— START Data for the task —

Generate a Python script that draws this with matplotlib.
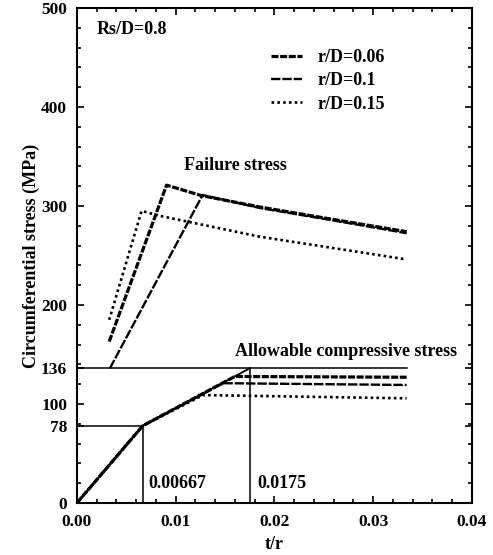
import matplotlib
matplotlib.use("Agg")
import matplotlib.pyplot as plt
from matplotlib.ticker import MultipleLocator

plt.rcParams["font.family"] = ["Liberation Serif", "DejaVu Serif"]
plt.rcParams["font.weight"] = "bold"

# failure stress curves (t/r, MPa)
fail_x_006 = [0.00327, 0.00908, 0.0126, 0.0185, 0.0253, 0.0334]
fail_y_006 = [163, 321, 310.5, 299, 287.5, 274]
fail_x_01 = [0.00334, 0.01273, 0.0185, 0.0253, 0.0334]
fail_y_01 = [136, 311, 298, 286.5, 272.5]
fail_x_015 = [0.00327, 0.00655, 0.0084, 0.0185, 0.0334]
fail_y_015 = [185, 295, 290, 269, 246]

# allowable compressive stress curves
allow_x_006 = [0.0, 0.00667, 0.0160, 0.0334]
allow_y_006 = [0, 78, 127.8, 127]
allow_x_01 = [0.0, 0.00667, 0.0148, 0.0334]
allow_y_01 = [0, 78, 121, 119.2]
allow_x_015 = [0.0, 0.00667, 0.0128, 0.0334]
allow_y_015 = [0, 78, 109, 105.7]

# reference lines
knee_x = [0.00667, 0.0175]
knee_y = [78, 136]
limit_end = 0.0334

yticks = [0, 78, 100, 136, 200, 300, 400, 500]
xticks = [0.00, 0.01, 0.02, 0.03, 0.04]

fig = plt.figure(figsize=(4.93, 5.55), dpi=100)
ax = fig.add_axes([0.156, 0.0937, 0.801, 0.892])

styles = {
    "r/D=0.06": dict(ls=(0, (2.2, 0.5)), lw=2.3),
    "r/D=0.1": dict(ls=(0, (4, 0.8)), lw=1.7),
    "r/D=0.15": dict(ls=(0, (1, 1.2)), lw=1.9),
}

ax.plot(fail_x_006, fail_y_006, color="black", label="r/D=0.06", **styles["r/D=0.06"])
ax.plot(fail_x_01, fail_y_01, color="black", label="r/D=0.1", **styles["r/D=0.1"])
ax.plot(fail_x_015, fail_y_015, color="black", label="r/D=0.15", **styles["r/D=0.15"])

ax.plot(allow_x_006, allow_y_006, color="black", **styles["r/D=0.06"])
ax.plot(allow_x_01, allow_y_01, color="black", **styles["r/D=0.1"])
ax.plot(allow_x_015, allow_y_015, color="black", **styles["r/D=0.15"])

# thin reference lines
ax.plot([0, knee_x[0], knee_x[1]], [0, knee_y[0], knee_y[1]], color="black", lw=1.3)
ax.plot([0, limit_end], [knee_y[1], knee_y[1]], color="black", lw=1.1)
ax.plot([0, knee_x[0]], [knee_y[0], knee_y[0]], color="black", lw=1.1)
ax.plot([knee_x[0], knee_x[0]], [0, knee_y[0]], color="black", lw=1.1)
ax.plot([knee_x[1], knee_x[1]], [0, knee_y[1]], color="black", lw=1.1)

ax.set_xlim(0, 0.04)
ax.set_ylim(0, 500)
ax.set_xticks(xticks)
ax.set_xticklabels([f"{v:.2f}" for v in xticks])
ax.set_yticks(yticks)
ax.xaxis.set_minor_locator(MultipleLocator(0.002))
ax.yaxis.set_minor_locator(MultipleLocator(20))
ax.tick_params(which="both", direction="in", top=True, right=True, labelsize=12.5, width=1.2)
ax.tick_params(axis="x", pad=8)
ax.tick_params(axis="y", pad=7)
ax.tick_params(which="major", length=5)
ax.tick_params(which="minor", length=3)
for s in ax.spines.values():
    s.set_linewidth(1.5)

ax.set_xlabel("t/r", fontsize=13, fontweight="bold", labelpad=4)
ax.set_ylabel("Circumferential stress (MPa)", fontsize=13, fontweight="bold", labelpad=1)

ax.text(0.002, 478, "Rs/D=0.8", fontsize=13, fontweight="bold", va="center")
ax.text(0.0161, 341, "Failure stress", fontsize=13, fontweight="bold", ha="center", va="center")
ax.text(0.0273, 153.5, "Allowable compressive stress", fontsize=13, fontweight="bold",
        ha="center", va="center")
ax.text(0.0072, 20, "0.00667", fontsize=13, fontweight="bold", va="center")
ax.text(0.0183, 20, "0.0175", fontsize=13, fontweight="bold", va="center")

leg = ax.legend(loc="upper left", bbox_to_anchor=(0.45, 0.95), frameon=False,
                fontsize=13, handlelength=1.7, handletextpad=0.9, labelspacing=0.35)

fig.savefig("out.png", dpi=100)
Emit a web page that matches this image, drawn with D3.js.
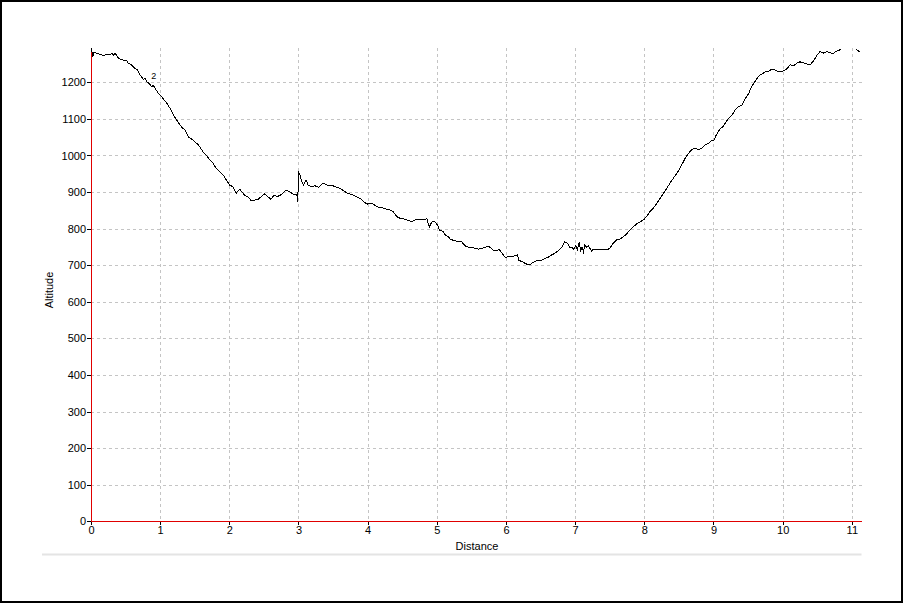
<!DOCTYPE html>
<html><head><meta charset="utf-8">
<script src="https://cdn.jsdelivr.net/npm/d3@7"></script>
<style>
html,body{margin:0;padding:0;background:#fff;}
svg{display:block;font-family:"Liberation Sans",Arial,sans-serif;}
</style></head>
<body>
<svg id="chart" width="904" height="604"></svg>
<script>
const distance = [0.00,0.01,0.025,0.043,0.09,0.13,0.18,0.23,0.275,0.3,0.32,0.345,0.37,0.395,0.43,0.467,0.516,0.54,0.59,0.636,0.67,0.71,0.757,0.78,0.805,0.84,0.878,0.9,0.926,0.973,1.022,1.056,1.095,1.143,1.19,1.24,1.287,1.33,1.36,1.407,1.48,1.55,1.57,1.62,1.667,1.717,1.764,1.81,1.86,1.91,1.957,2.006,2.05,2.1,2.15,2.18,2.22,2.27,2.32,2.37,2.415,2.46,2.51,2.56,2.6,2.65,2.69,2.74,2.78,2.82,2.87,2.92,2.97,2.985,2.99,3.0,3.02,3.05,3.07,3.11,3.14,3.19,3.24,3.29,3.32,3.36,3.41,3.46,3.5,3.55,3.6,3.65,3.7,3.745,3.79,3.84,3.89,3.94,3.99,4.035,4.08,4.13,4.18,4.23,4.28,4.32,4.37,4.42,4.47,4.54,4.59,4.64,4.685,4.73,4.78,4.83,4.855,4.89,4.93,4.97,5.01,5.04,5.09,5.12,5.17,5.19,5.26,5.31,5.36,5.41,5.46,5.5,5.55,5.6,5.65,5.7,5.74,5.77,5.82,5.87,5.9,5.94,5.99,6.03,6.11,6.17,6.18,6.23,6.3,6.34,6.37,6.42,6.47,6.52,6.57,6.61,6.66,6.71,6.76,6.81,6.85,6.89,6.92,6.95,6.98,7.01,7.03,7.06,7.08,7.1,7.12,7.14,7.17,7.19,7.22,7.24,7.26,7.31,7.385,7.46,7.5,7.55,7.6,7.65,7.7,7.75,7.79,7.84,7.89,7.94,7.99,8.04,8.08,8.13,8.18,8.23,8.28,8.33,8.37,8.42,8.47,8.5,8.54,8.59,8.64,8.69,8.74,8.78,8.83,8.88,8.93,8.98,9.0,9.04,9.07,9.1,9.14,9.18,9.22,9.27,9.31,9.36,9.41,9.46,9.51,9.55,9.6,9.63,9.67,9.72,9.75,9.79,9.84,9.89,9.94,9.99,10.04,10.08,10.11,10.16,10.2,10.25,10.3,10.35,10.4,10.45,10.5,10.54,10.59,10.64,10.68,10.73,10.76,10.81,10.84,10.95,11.06,11.12];
const altitude = [1293,1289,1270,1282,1279,1277,1273,1276,1275,1280,1274,1279,1275,1266,1262,1261,1261,1252,1247,1238,1234,1220,1208,1212,1202,1197,1188,1192,1184,1170,1161,1152,1143,1129,1111,1097,1083,1074,1070,1051,1042,1029,1024,1010,1001,988,979,965,956,947,933,919,915,897,908,901,892,886,876,878,880,887,895,887,880,892,887,892,898,906,901,895,892,896,874,956,947,928,919,933,919,915,917,913,919,924,919,917,917,913,910,904,897,895,892,887,883,874,867,869,867,860,858,856,853,851,846,833,828,826,822,819,824,824,826,824,828,804,819,819,810,796,792,783,778,771,767,764,764,753,749,749,746,744,746,749,753,749,740,740,744,734,721,723,725,729,714,710,703,701,705,710,714,714,719,722,728,733,740,749,764,760,749,749,744,753,742,762,740,749,737,755,749,753,744,737,744,744,742,742,746,760,769,772,778,787,796,805,813,819,824,835,846,856,869,883,897,912,924,938,951,960,974,992,1006,1017,1020,1015,1020,1029,1033,1042,1040,1056,1065,1074,1079,1092,1102,1111,1124,1133,1138,1156,1170,1188,1202,1211,1220,1225,1229,1229,1236,1234,1229,1229,1234,1241,1248,1245,1252,1256,1253,1250,1248,1260,1275,1284,1280,1284,1281,1278,1284,1287,1291,null,1290,1283];
const xTicks = [0,1,2,3,4,5,6,7,8,9,10,11];
const yTicks = [0,100,200,300,400,500,600,700,800,900,1000,1100,1200];
const markerLabels = [{d:0.9, a:1215, text:"2"}];
const xTitle = "Distance";
const yTitle = "Altitude";

const svg = d3.select("#chart");
const L = 91, R = 861.5, T = 48.3, B = 521.3;
const x = d3.scaleLinear().domain([0, 11.14]).range([L, R]);
const y = d3.scaleLinear().domain([0, 1293]).range([B, T]);

// outer frame
svg.append("rect").attr("x",1).attr("y",1).attr("width",901).attr("height",601)
  .attr("fill","#fff").attr("stroke","#000").attr("stroke-width",2);

// gridlines
const grid = svg.append("g").attr("stroke","#c4c4c4").attr("stroke-dasharray","3,3").attr("shape-rendering","crispEdges");
grid.selectAll("line.h").data(yTicks.filter(v=>v>0)).join("line")
  .attr("x1",L).attr("x2",R).attr("y1",d=>Math.round(y(d))+0.5).attr("y2",d=>Math.round(y(d))+0.5);
grid.selectAll("line.v").data(xTicks.filter(v=>v>0)).join("line")
  .attr("y1",T).attr("y2",B).attr("x1",d=>Math.round(x(d))+0.5).attr("x2",d=>Math.round(x(d))+0.5);

// axes
const xAxis = d3.axisBottom(x).tickValues(xTicks).tickSize(4).tickPadding(1).tickFormat(d3.format("d"));
const yAxis = d3.axisLeft(y).tickValues(yTicks).tickSize(4).tickPadding(1).tickFormat(d3.format("d"));
const gx = svg.append("g").attr("transform",`translate(0,${B})`).call(xAxis);
const gy = svg.append("g").attr("transform",`translate(${L},0)`).call(yAxis);
[gx,gy].forEach(g=>{
  g.select(".domain").remove();
  g.selectAll(".tick line").attr("stroke","#000").attr("shape-rendering","crispEdges");
  g.selectAll(".tick text").attr("fill","#000").attr("font-size","11px");
});
svg.append("line").attr("x1",L+0.5).attr("x2",L+0.5).attr("y1",T).attr("y2",B)
  .attr("stroke","#e00000").attr("stroke-width",1).attr("shape-rendering","crispEdges");
svg.append("line").attr("x1",L).attr("x2",R).attr("y1",B).attr("y2",B)
  .attr("stroke","#e00000").attr("stroke-width",1).attr("shape-rendering","crispEdges");

// bottom separator
svg.append("line").attr("x1",42).attr("x2",R).attr("y1",554.5).attr("y2",554.5)
  .attr("stroke","#e4e4e4").attr("stroke-width",2);

// titles
svg.append("text").attr("x",477).attr("y",550).attr("text-anchor","middle")
  .attr("font-size","11px").text(xTitle);
svg.append("text").attr("transform","translate(53,290) rotate(-90)").attr("text-anchor","middle")
  .attr("font-size","11px").text(yTitle);

// data line
const pts = distance.map((d,i)=>({d, a: altitude[i]}));
const line = d3.line().defined(p=>p.a!==null).x(p=>x(p.d)).y(p=>y(p.a));
svg.append("path").datum(pts).attr("d",line).attr("fill","none")
  .attr("stroke","#000").attr("stroke-width",1).attr("shape-rendering","crispEdges");

// marker labels
svg.selectAll("text.mk").data(markerLabels).join("text").attr("class","mk")
  .attr("x",p=>x(p.d)+0.5).attr("y",p=>y(p.a)+2).attr("text-anchor","middle")
  .attr("font-size","9px").text(p=>p.text);
</script>
</body></html>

— END Data for the task —

*What is needed*:
Both the first line of the records above and the line containing "ax = fig.add_axes([0.156, 0.0937, 0.801, 0.892])" belong in the copy; please return them and every line between, exactly, minus the pictures.

*Task response*:
Generate a Python script that draws this with matplotlib.
import matplotlib
matplotlib.use("Agg")
import matplotlib.pyplot as plt
from matplotlib.ticker import MultipleLocator

plt.rcParams["font.family"] = ["Liberation Serif", "DejaVu Serif"]
plt.rcParams["font.weight"] = "bold"

# failure stress curves (t/r, MPa)
fail_x_006 = [0.00327, 0.00908, 0.0126, 0.0185, 0.0253, 0.0334]
fail_y_006 = [163, 321, 310.5, 299, 287.5, 274]
fail_x_01 = [0.00334, 0.01273, 0.0185, 0.0253, 0.0334]
fail_y_01 = [136, 311, 298, 286.5, 272.5]
fail_x_015 = [0.00327, 0.00655, 0.0084, 0.0185, 0.0334]
fail_y_015 = [185, 295, 290, 269, 246]

# allowable compressive stress curves
allow_x_006 = [0.0, 0.00667, 0.0160, 0.0334]
allow_y_006 = [0, 78, 127.8, 127]
allow_x_01 = [0.0, 0.00667, 0.0148, 0.0334]
allow_y_01 = [0, 78, 121, 119.2]
allow_x_015 = [0.0, 0.00667, 0.0128, 0.0334]
allow_y_015 = [0, 78, 109, 105.7]

# reference lines
knee_x = [0.00667, 0.0175]
knee_y = [78, 136]
limit_end = 0.0334

yticks = [0, 78, 100, 136, 200, 300, 400, 500]
xticks = [0.00, 0.01, 0.02, 0.03, 0.04]

fig = plt.figure(figsize=(4.93, 5.55), dpi=100)
ax = fig.add_axes([0.156, 0.0937, 0.801, 0.892])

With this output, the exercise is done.